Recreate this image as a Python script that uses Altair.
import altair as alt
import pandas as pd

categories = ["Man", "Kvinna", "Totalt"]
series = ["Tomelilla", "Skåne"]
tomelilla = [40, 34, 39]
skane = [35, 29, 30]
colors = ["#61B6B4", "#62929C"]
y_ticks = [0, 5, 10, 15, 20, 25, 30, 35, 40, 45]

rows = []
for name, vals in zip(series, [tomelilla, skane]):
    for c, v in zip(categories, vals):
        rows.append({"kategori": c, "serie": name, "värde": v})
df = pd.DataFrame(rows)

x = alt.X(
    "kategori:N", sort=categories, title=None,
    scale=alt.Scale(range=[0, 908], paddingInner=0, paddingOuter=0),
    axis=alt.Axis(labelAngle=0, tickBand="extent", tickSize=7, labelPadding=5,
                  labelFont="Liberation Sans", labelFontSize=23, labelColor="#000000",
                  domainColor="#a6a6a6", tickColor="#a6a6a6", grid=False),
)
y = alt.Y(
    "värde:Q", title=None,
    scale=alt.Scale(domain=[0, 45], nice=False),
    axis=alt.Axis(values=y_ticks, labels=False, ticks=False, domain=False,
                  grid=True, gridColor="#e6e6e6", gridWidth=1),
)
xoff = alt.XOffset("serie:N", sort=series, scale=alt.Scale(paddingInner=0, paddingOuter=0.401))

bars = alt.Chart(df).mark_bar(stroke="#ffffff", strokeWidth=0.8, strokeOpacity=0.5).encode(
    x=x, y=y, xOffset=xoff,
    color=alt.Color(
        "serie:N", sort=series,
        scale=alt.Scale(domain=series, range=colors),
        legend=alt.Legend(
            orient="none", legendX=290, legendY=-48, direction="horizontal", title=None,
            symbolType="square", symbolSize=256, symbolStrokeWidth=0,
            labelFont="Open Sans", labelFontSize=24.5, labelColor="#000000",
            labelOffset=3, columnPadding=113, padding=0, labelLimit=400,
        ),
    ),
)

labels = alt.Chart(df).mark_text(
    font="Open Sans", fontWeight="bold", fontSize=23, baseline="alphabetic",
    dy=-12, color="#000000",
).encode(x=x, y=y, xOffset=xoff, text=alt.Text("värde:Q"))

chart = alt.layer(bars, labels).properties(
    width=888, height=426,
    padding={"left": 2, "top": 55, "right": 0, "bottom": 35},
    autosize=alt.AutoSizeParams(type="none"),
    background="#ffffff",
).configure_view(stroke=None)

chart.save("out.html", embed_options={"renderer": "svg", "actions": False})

|---|

▶ **WHAT IS REQUIRED**
Reproduce verbatim only this range: the first line of the material through the line that contains "df = pd.DataFrame(rows)", inclusive.

▶ **SOLUTION**
Recreate this image as a Python script that uses Altair.
import altair as alt
import pandas as pd

categories = ["Man", "Kvinna", "Totalt"]
series = ["Tomelilla", "Skåne"]
tomelilla = [40, 34, 39]
skane = [35, 29, 30]
colors = ["#61B6B4", "#62929C"]
y_ticks = [0, 5, 10, 15, 20, 25, 30, 35, 40, 45]

rows = []
for name, vals in zip(series, [tomelilla, skane]):
    for c, v in zip(categories, vals):
        rows.append({"kategori": c, "serie": name, "värde": v})
df = pd.DataFrame(rows)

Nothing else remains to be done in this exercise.